Me. Probably you too but I can’t make that judgment until I’ve met you.
I just signed up with Pandora because it’s 14 years ago. Upon choosing my radio stations, I paused with each one in fear that anyone would stumble upon it like a lost diary and find out that I added a Barry Manilow station and also I just realized I titled a post after a Barry Manilow song and am now just too embarrassed to be a person but this glass of Malbec is absolutely helping me forget about Barry Manilow and how I just wrote Barry Manilow 3x in one sentence – now 4.
How the shit is this a post on massage in any form? ‘Cause it is right now.
But first Kenny Rogers because I love him and don’t give a fuck that my closest male friend, MJ, is absolutely shaking his head in both disbelief and disgust right now. More disgust than disbelief.
So duh, drinking any liquids before a massage means only one thing. Pee.
Hold off on the liquids for at least an hour before your service so you can avoid interrupting the service, asking the therapist for your robe so you can use the bathroom, having the therapist roll their eyes into their head and pretend they don’t mind at all.
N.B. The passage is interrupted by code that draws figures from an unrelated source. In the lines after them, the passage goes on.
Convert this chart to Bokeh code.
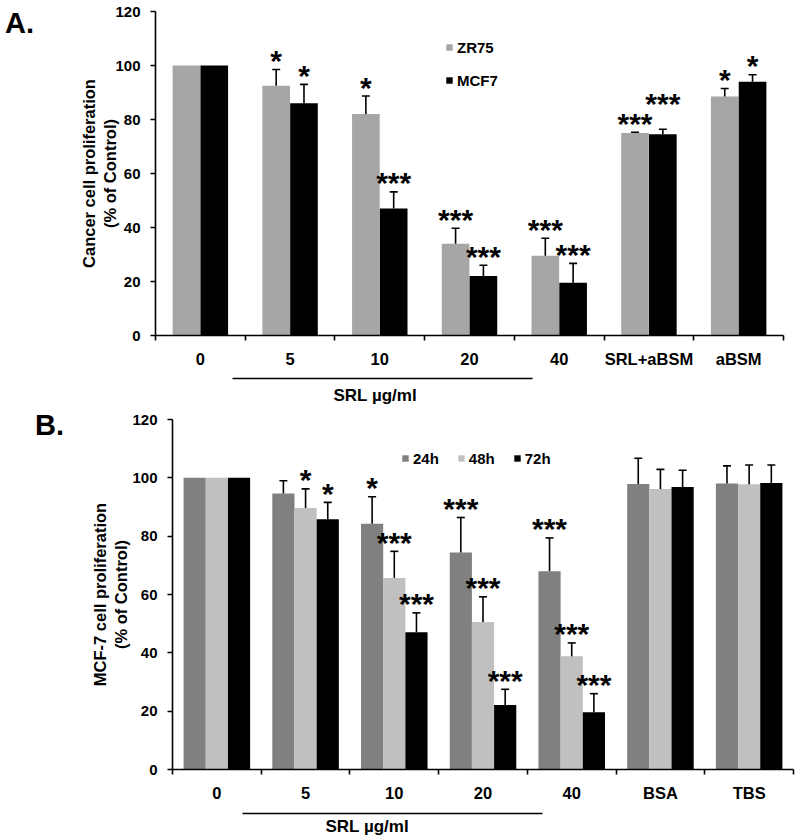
import numpy as np
from bokeh.plotting import figure
from bokeh.models import (ColumnDataSource, Whisker, TeeHead, FixedTicker, Legend,
                          LegendItem, LinearAxis, Range1d, Title, Div)
from bokeh.layouts import column, row
from bokeh.embed import file_html
from bokeh.resources import INLINE
from bokeh.core.properties import value

FONT = "Liberation Sans"

# ---------------- Panel A data ----------------
a_categories = ["0", "5", "10", "20", "40", "SRL+aBSM", "aBSM"]
a_series = ["ZR75", "MCF7"]
zr75 = [100, 92.5, 82.0, 34.0, 29.5, 75.0, 88.5]
zr75_err = [0, 6.0, 6.7, 5.7, 6.5, 0.3, 3.0]
zr75_sig = ["", "*", "*", "***", "***", "***", "*"]
mcf7 = [100, 86.0, 47.0, 22.0, 19.5, 74.5, 94.0]
mcf7_err = [0, 7.0, 6.2, 4.0, 7.2, 1.9, 2.6]
mcf7_sig = ["", "*", "***", "***", "***", "***", "*"]

# ---------------- Panel B data ----------------
b_categories = ["0", "5", "10", "20", "40", "BSA", "TBS"]
b_series = ["24h", "48h", "72h"]
h24 = [100, 94.6, 84.3, 74.4, 68.0, 97.9, 98.1]
h24_err = [0, 4.4, 9.2, 12.0, 11.4, 8.8, 6.0]
h24_sig = ["", "", "*", "***", "***", "", ""]
h48 = [100, 89.7, 65.7, 50.6, 38.8, 96.2, 97.8]
h48_err = [0, 6.5, 9.1, 8.6, 4.6, 6.7, 6.6]
h48_sig = ["", "*", "***", "***", "***", "", ""]
h72 = [100, 85.8, 47.1, 22.1, 19.6, 96.9, 98.2]
h72_err = [0, 5.8, 6.6, 5.4, 6.4, 5.7, 6.2]
h72_sig = ["", "*", "***", "***", "***", "", ""]

y_ticks = [0, 20, 40, 60, 80, 100, 120]
group_label = "SRL µg/ml"

STAR_PX = 11.7   # approx. advance of one bold 30px asterisk


def make_panel(cats, series, values, errs, sigs, colors, bar_w, offsets,
               width, height, left, right, top, bottom, ylabel, ylabel_standoff,
               group_span, pad_font, title_offset, title_standoff):
    n = len(cats)
    frame_w = width - left - right
    frame_h = height - top - bottom
    ppx = frame_w / n
    ppy = frame_h / 120.0
    p = figure(width=width, height=height, x_range=Range1d(0, n),
               y_range=Range1d(0, 120), output_backend="svg",
               toolbar_location=None, min_border_left=left,
               min_border_right=right, min_border_top=top,
               min_border_bottom=bottom)
    p.xgrid.visible = False
    p.ygrid.visible = False
    p.outline_line_color = None
    p.background_fill_color = "white"
    p.border_fill_color = "white"

    centers = np.arange(n) + 0.5
    renderers = []
    star_x, star_y, star_t = [], [], []
    last_star = {}
    for s, vals, er, sg, col, off in zip(series, values, errs, sigs, colors, offsets):
        xs = centers + off
        r = p.vbar(x=xs, top=vals, width=bar_w, bottom=0, fill_color=col,
                   line_color=None)
        renderers.append((s, r))
        keep = [i for i in range(n) if er[i] > 0]
        src = ColumnDataSource(dict(
            x=[xs[i] for i in keep],
            lower=[vals[i] for i in keep],
            upper=[vals[i] + er[i] for i in keep]))
        w = Whisker(base="x", lower="lower", upper="upper", source=src,
                    line_color="black", line_width=1.6,
                    upper_head=TeeHead(size=8, line_color="black", line_width=1.6),
                    lower_head=None, level="overlay")
        p.add_layout(w)
        for i in range(n):
            if not sg[i]:
                continue
            y = vals[i] + er[i]
            if i in last_star:
                px, py, pt = last_star[i]
                need = (len(pt) + len(sg[i])) * STAR_PX / 2.0
                if abs(xs[i] - px) * ppx < need and abs(y - py) * ppy < 18:
                    y = py + 20.0 / ppy   # stagger overlapping labels upward
            star_x.append(xs[i])
            star_y.append(y)
            star_t.append(sg[i])
            last_star[i] = (xs[i], y, sg[i])

    p.text(x=star_x, y=star_y, text=star_t, text_align="center",
           text_baseline="alphabetic", text_font=value(FONT),
           text_font_style="bold", text_font_size="30px", y_offset=-9,
           text_color="black")

    # y axis
    ya = p.yaxis[0]
    ya.ticker = FixedTicker(ticks=y_ticks)
    ya.major_tick_out = 5
    ya.major_tick_in = 0
    ya.minor_tick_line_color = None
    ya.axis_line_width = 1.6
    ya.major_tick_line_width = 1.6
    ya.axis_line_color = "black"
    ya.major_label_text_font = FONT
    ya.major_label_text_font_style = "bold"
    ya.major_label_text_font_size = "15px"
    ya.major_label_text_color = "black"
    ya.major_label_standoff = 10
    ya.axis_label = ylabel
    ya.axis_label_text_font = FONT
    ya.axis_label_text_font_style = "bold"
    ya.axis_label_text_font_size = "16.5px"
    ya.axis_label_text_color = "black"
    ya.axis_label_standoff = ylabel_standoff

    # x axis: labels at category centres, ticks at boundaries
    xa = p.xaxis[0]
    xa.ticker = FixedTicker(ticks=list(centers), minor_ticks=list(range(n + 1)))
    xa.major_label_overrides = {float(c): lab for c, lab in zip(centers, cats)}
    xa.major_tick_line_color = None
    xa.major_tick_out = 5
    xa.major_tick_in = 0
    xa.minor_tick_out = 5
    xa.minor_tick_in = 0
    xa.minor_tick_line_color = "black"
    xa.minor_tick_line_width = 1.6
    xa.axis_line_width = 1.6
    xa.axis_line_color = "black"
    xa.major_label_text_font = FONT
    xa.major_label_text_font_style = "bold"
    xa.major_label_text_font_size = "16.5px"
    xa.major_label_text_color = "black"
    xa.major_label_standoff = 9
    # small blank spacer label so the group rule sits a little lower
    xa.axis_label = " "
    xa.axis_label_text_font_size = pad_font
    xa.axis_label_standoff = 0

    # group rule under the SRL concentrations
    ga = LinearAxis(bounds=group_span, ticker=FixedTicker(ticks=[]),
                    axis_line_width=1.4, axis_line_color="black",
                    major_tick_line_color=None, minor_tick_line_color=None,
                    major_tick_out=0, major_tick_in=0, minor_tick_out=0,
                    minor_tick_in=0, major_label_text_font_size="0px",
                    major_label_standoff=0)
    p.add_layout(ga, "below")
    p.add_layout(Title(text=group_label, align="left", offset=title_offset,
                       standoff=title_standoff, text_font=FONT,
                       text_font_style="bold", text_font_size="17px",
                       text_color="black"), "below")
    return p, renderers


# ---------------- Panel A ----------------
pA, rA = make_panel(a_categories, a_series, [zr75, mcf7], [zr75_err, mcf7_err],
                    [zr75_sig, mcf7_sig], ["#a6a6a6", "#000000"], 0.308,
                    [-0.155, 0.155], 758, 410, 115, 15, 11, 68,
                    "Cancer cell proliferation\n(% of Control)", -7,
                    (0.855, 4.2), "4.5px", 178, 11)
legA = Legend(items=[LegendItem(label=s, renderers=[r]) for s, r in rA],
              location=(290, 245), orientation="vertical", padding=0, margin=0,
              spacing=13, glyph_width=8, glyph_height=8, label_standoff=4,
              label_height=20, border_line_color=None, background_fill_alpha=0,
              label_text_font=FONT, label_text_font_style="bold",
              label_text_font_size="15px", label_text_color="black")
pA.add_layout(legA)

# ---------------- Panel B ----------------
pB, rB = make_panel(b_categories, b_series, [h24, h48, h72],
                    [h24_err, h48_err, h72_err], [h24_sig, h48_sig, h72_sig],
                    ["#808080", "#c0c0c0", "#000000"], 0.25, [-0.25, 0.0, 0.25],
                    728, 426, 102, 5, 9, 67,
                    "MCF-7 cell proliferation\n(% of Control)", -1,
                    (0.786, 4.17), "6px", 153, 2)
legB = Legend(items=[LegendItem(label=s, renderers=[r]) for s, r in rB],
              location=(229, 301), orientation="horizontal", padding=0, margin=0,
              spacing=18, glyph_width=8, glyph_height=8, label_standoff=4,
              label_height=20, border_line_color=None, background_fill_alpha=0,
              label_text_font=FONT, label_text_font_style="bold",
              label_text_font_size="15px", label_text_color="black")
pB.add_layout(legB)

lab_style = ("font-family:'Liberation Sans';font-weight:bold;font-size:29px;"
             "line-height:29px;color:black;")
divA = Div(text=f'<div style="{lab_style}padding-top:9px;padding-left:5px;">A.</div>',
           width=40, height=50, margin=0)
divB = Div(text=f'<div style="{lab_style}padding-top:1px;padding-left:35px;">B.</div>',
           width=70, height=50, margin=0)

layout = column(row(divA, pA, spacing=0), row(divB, pB, spacing=0), spacing=0)
open("out.html", "w").write(file_html(layout, INLINE))
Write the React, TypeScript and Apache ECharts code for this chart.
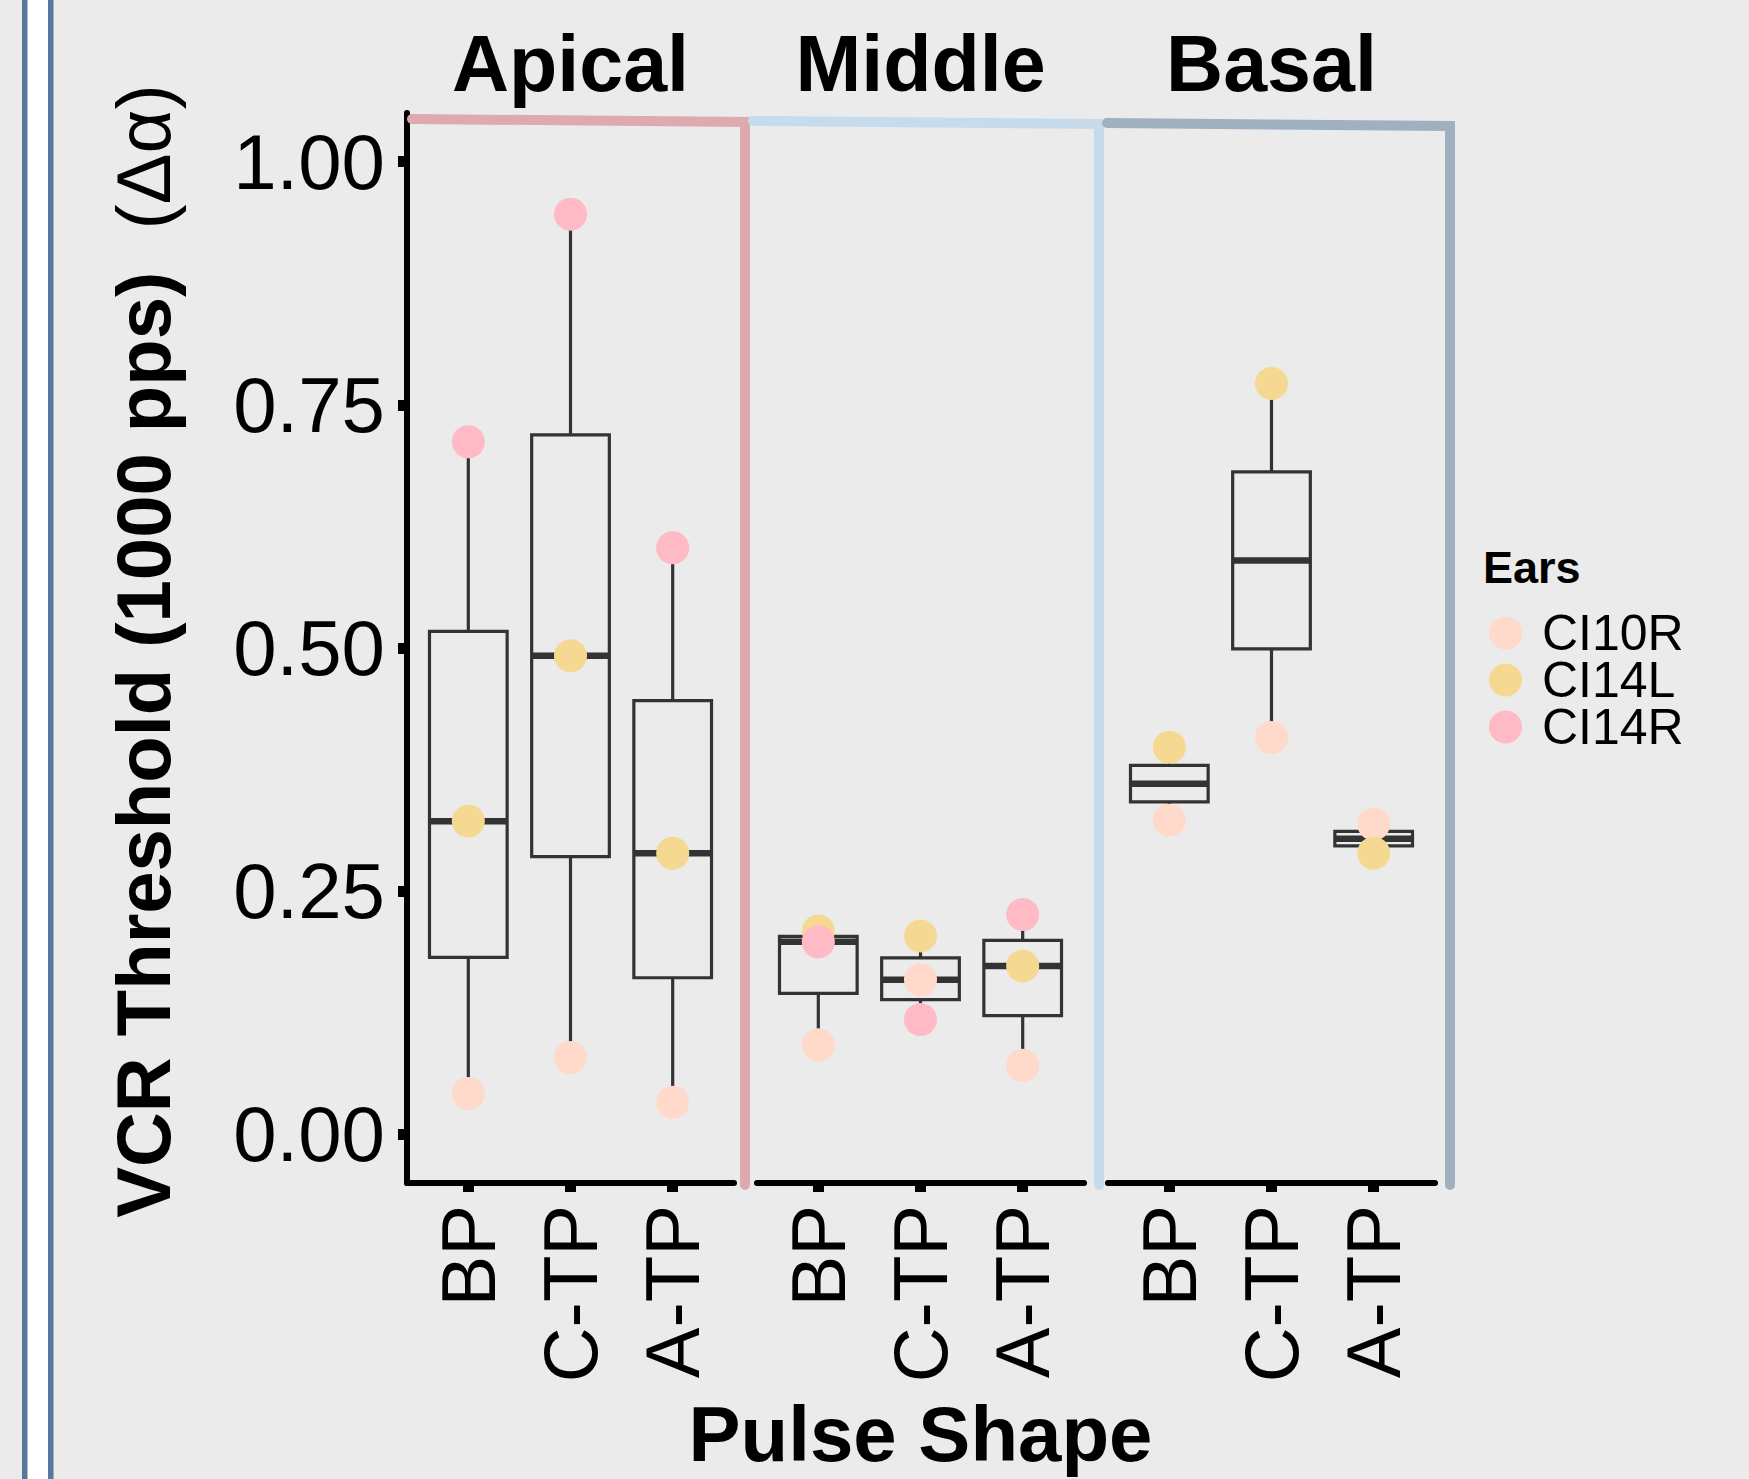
import React, { useEffect, useRef } from 'react';
import * as echarts from 'echarts';

// ---------- data ----------
const regions = ['Apical', 'Middle', 'Basal'];
const shapes = ['BP', 'C-TP', 'A-TP'];
const ears = ['CI10R', 'CI14L', 'CI14R'];
const earColors = ['#FFD9C9', '#F5D992', '#FFBAC5'];
const yTicks = [0, 0.25, 0.5, 0.75, 1];

// values by [region][pulse shape]
const ci10r = [
  [0.042, 0.079, 0.033],
  [0.092, 0.159, 0.071],
  [0.323, 0.408, 0.319],
];
const ci14l = [
  [0.322, 0.492, 0.289],
  [0.209, 0.204, 0.173],
  [0.398, 0.772, 0.289],
];
const ci14r = [
  [0.712, 0.946, 0.603],
  [0.198, 0.118, 0.226],
  [null, null, null],
];
const earValues = [ci10r, ci14l, ci14r];

// ---------- layout / style ----------
const W = 1749;
const H = 1479;
const FONT = '"Liberation Sans", Arial, Helvetica, sans-serif';
const panelLeft = [407, 757, 1108];
const panelWidth = 327;
const gridTop = 113;
const gridHeight = 1070;
const stripColors = ['#DFA9B2', '#C6DCEC', '#9FB0C1'];
const BOX_W = 0.76;

function quantile(sorted: number[], p: number) {
  const h = (sorted.length - 1) * p;
  const lo = Math.floor(h);
  const hi = Math.min(lo + 1, sorted.length - 1);
  return sorted[lo] + (h - lo) * (sorted[hi] - sorted[lo]);
}

function boxStats(r: number, s: number) {
  const vals = earValues
    .map((arr) => arr[r][s])
    .filter((v) => v !== null && v !== undefined) as number[];
  vals.sort((a, b) => a - b);
  return [
    s + 1,
    vals[0],
    quantile(vals, 0.25),
    quantile(vals, 0.5),
    quantile(vals, 0.75),
    vals[vals.length - 1],
  ];
}

function renderBox(params: any, api: any) {
  const x = api.value(0);
  const lo = api.coord([x, api.value(1)]);
  const q1 = api.coord([x, api.value(2)]);
  const md = api.coord([x, api.value(3)]);
  const q3 = api.coord([x, api.value(4)]);
  const hi = api.coord([x, api.value(5)]);
  const hw = api.size([BOX_W, 0])[0] / 2;
  const cx = md[0];
  const stroke = '#333333';
  const lw = 3.2;
  return {
    type: 'group',
    children: [
      { type: 'line', shape: { x1: cx, y1: q3[1], x2: cx, y2: hi[1] }, style: { stroke, lineWidth: lw } },
      { type: 'line', shape: { x1: cx, y1: q1[1], x2: cx, y2: lo[1] }, style: { stroke, lineWidth: lw } },
      {
        type: 'rect',
        shape: { x: cx - hw, y: q3[1], width: 2 * hw, height: q1[1] - q3[1] },
        style: { fill: 'none', stroke, lineWidth: lw },
      },
      { type: 'line', shape: { x1: cx - hw, y1: md[1], x2: cx + hw, y2: md[1] }, style: { stroke, lineWidth: 6.5 } },
    ],
  };
}

export default function App() {
  const ref = useRef<HTMLDivElement>(null);

  useEffect(() => {
    if (!ref.current) return;
    const chart = echarts.init(ref.current, null, { renderer: 'svg' });

    const grids = panelLeft.map((l) => ({ left: l, top: gridTop, width: panelWidth, height: gridHeight }));

    const xAxes = regions.map((_, i) => ({
      type: 'value',
      gridIndex: i,
      min: 0.4,
      max: 3.6,
      splitLine: { show: false },
      axisLine: { show: true, onZero: false, lineStyle: { color: '#000', width: 6 } },
      axisTick: { show: true, customValues: [1, 2, 3], length: 9, lineStyle: { color: '#000', width: 11 } },
      axisLabel: {
        show: true,
        customValues: [1, 2, 3],
        formatter: (v: number) => shapes[Math.round(v) - 1] || '',
        rotate: 90,
        fontSize: 76,
        color: '#000',
        fontFamily: FONT,
        margin: 22,
      },
    }));

    const yAxes = regions.map((_, i) => ({
      type: 'value',
      gridIndex: i,
      min: -0.05,
      max: 1.05,
      show: i === 0,
      splitLine: { show: false },
      axisLine: { show: i === 0, onZero: false, lineStyle: { color: '#000', width: 6 } },
      axisTick: { show: i === 0, customValues: yTicks, length: 9, lineStyle: { color: '#000', width: 11 } },
      axisLabel: {
        show: i === 0,
        customValues: yTicks,
        formatter: (v: number) => v.toFixed(2),
        fontSize: 78,
        color: '#000',
        fontFamily: FONT,
        margin: 22,
      },
    }));

    const series: any[] = [];
    regions.forEach((_, i) => {
      series.push({
        type: 'custom',
        xAxisIndex: i,
        yAxisIndex: i,
        silent: true,
        z: 2,
        renderItem: renderBox,
        encode: { x: 0, y: [1, 2, 3, 4, 5] },
        data: shapes.map((_, s) => boxStats(i, s)),
      });
    });
    regions.forEach((_, i) => {
      ears.forEach((ear, e) => {
        const data = shapes
          .map((_, s) => [s + 1, earValues[e][i][s]])
          .filter((d) => d[1] !== null && d[1] !== undefined);
        series.push({
          type: 'scatter',
          name: ear,
          xAxisIndex: i,
          yAxisIndex: i,
          z: 3,
          symbol: 'circle',
          symbolSize: 33,
          itemStyle: { color: earColors[e], opacity: 1 },
          data,
        });
      });
    });

    const graphics: any[] = [
      { type: 'rect', shape: { x: 27, y: 0, width: 21, height: H }, style: { fill: '#FFFFFF' } },
      { type: 'rect', shape: { x: 22, y: 0, width: 5.5, height: H }, style: { fill: '#57779F' } },
      { type: 'rect', shape: { x: 48, y: 0, width: 5.5, height: H }, style: { fill: '#57779F' } },
    ];

    // strip frame lines
    const frameLines = [
      [[412, 119], [745, 122], [745, 1185]],
      [[753, 121], [1099, 124], [1099, 1185]],
      [[1107, 123], [1450, 126], [1450, 1185]],
    ];
    frameLines.forEach((pts, i) => {
      graphics.push({
        type: 'polyline',
        shape: { points: pts },
        style: { stroke: stripColors[i], lineWidth: 10, lineCap: 'round', lineJoin: 'miter', fill: null },
        z: 1,
      });
    });

    regions.forEach((r, i) => {
      graphics.push({
        type: 'text',
        x: panelLeft[i] + panelWidth / 2,
        y: 63,
        style: {
          text: r,
          fontSize: 79,
          fontWeight: 'bold',
          fontFamily: FONT,
          fill: '#000',
          align: 'center',
          verticalAlign: 'middle',
          textAlign: 'center',
          textVerticalAlign: 'middle',
        },
      });
    });

    graphics.push({
      type: 'text',
      x: panelLeft[1] + panelWidth / 2,
      y: 1434,
      style: {
        text: 'Pulse Shape',
        fontSize: 78,
        fontWeight: 'bold',
        fontFamily: FONT,
        fill: '#000',
        align: 'center',
        verticalAlign: 'middle',
        textAlign: 'center',
        textVerticalAlign: 'middle',
      },
    });

    graphics.push({
      type: 'text',
      x: 143,
      y: 651,
      rotation: Math.PI / 2,
      style: {
        text: '{b|VCR Threshold (1000 pps)}{r|  (Δα)}',
        rich: {
          b: { fontSize: 76, fontWeight: 'bold', fontFamily: FONT, fill: '#000' },
          r: { fontSize: 76, fontWeight: 'normal', fontFamily: FONT, fill: '#000' },
        },
        fill: '#000',
        align: 'center',
        verticalAlign: 'middle',
        textAlign: 'center',
        textVerticalAlign: 'middle',
      },
    });

    graphics.push({
      type: 'text',
      x: 1483,
      y: 567,
      style: {
        text: 'Ears',
        fontSize: 45,
        fontWeight: 'bold',
        fontFamily: FONT,
        fill: '#000',
        align: 'left',
        verticalAlign: 'middle',
        textAlign: 'left',
        textVerticalAlign: 'middle',
      },
    });

    chart.setOption({
      animation: false,
      backgroundColor: '#EBEBEB',
      grid: grids,
      xAxis: xAxes,
      yAxis: yAxes,
      legend: {
        data: ears,
        orient: 'vertical',
        left: 1484,
        top: 603,
        itemWidth: 33,
        itemHeight: 33,
        itemGap: -3,
        icon: 'circle',
        selectedMode: false,
        textStyle: { fontSize: 50, color: '#000', fontFamily: FONT, padding: [0, 0, 0, 15] },
      },
      graphic: graphics,
      series,
    });

    return () => chart.dispose();
  }, []);

  return <div ref={ref} style={{ position: 'absolute', left: 0, top: 0, width: W, height: H }} />;
}
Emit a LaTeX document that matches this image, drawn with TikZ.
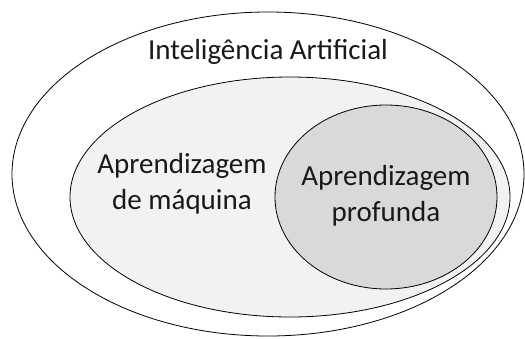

They’re minding . A lot.
And the eating before a massage follows the same rules as swimming (without the water and the cramps and it’s not like swimming at all now that I think about it).
Try not to eat at least an hour or so before your massage for a couple of reasons. Why chance feeling gassy and bloated while trying to enjoy a pretty amazing experience? Also, one of the biggest benefits of massage is circulation:
For the whole body to be healthy, the sum of its parts–the cells–must be healthy. The individual cells of the body are dependent on an abundant supply of blood and lymph because these fluids supply nutrients and oxygen and carry a way wastes and toxins. So, it is easy to understand why good circulation is so important to our health and why massage can be so beneficial for the entire body due to its effect on circulation alone.
So, let your body focus on doing that stuff instead of working to digest that foot-long you just devoured washed down with a 70oz. Pepsi. Hey, I get it – it’s $4.99 – no judgments.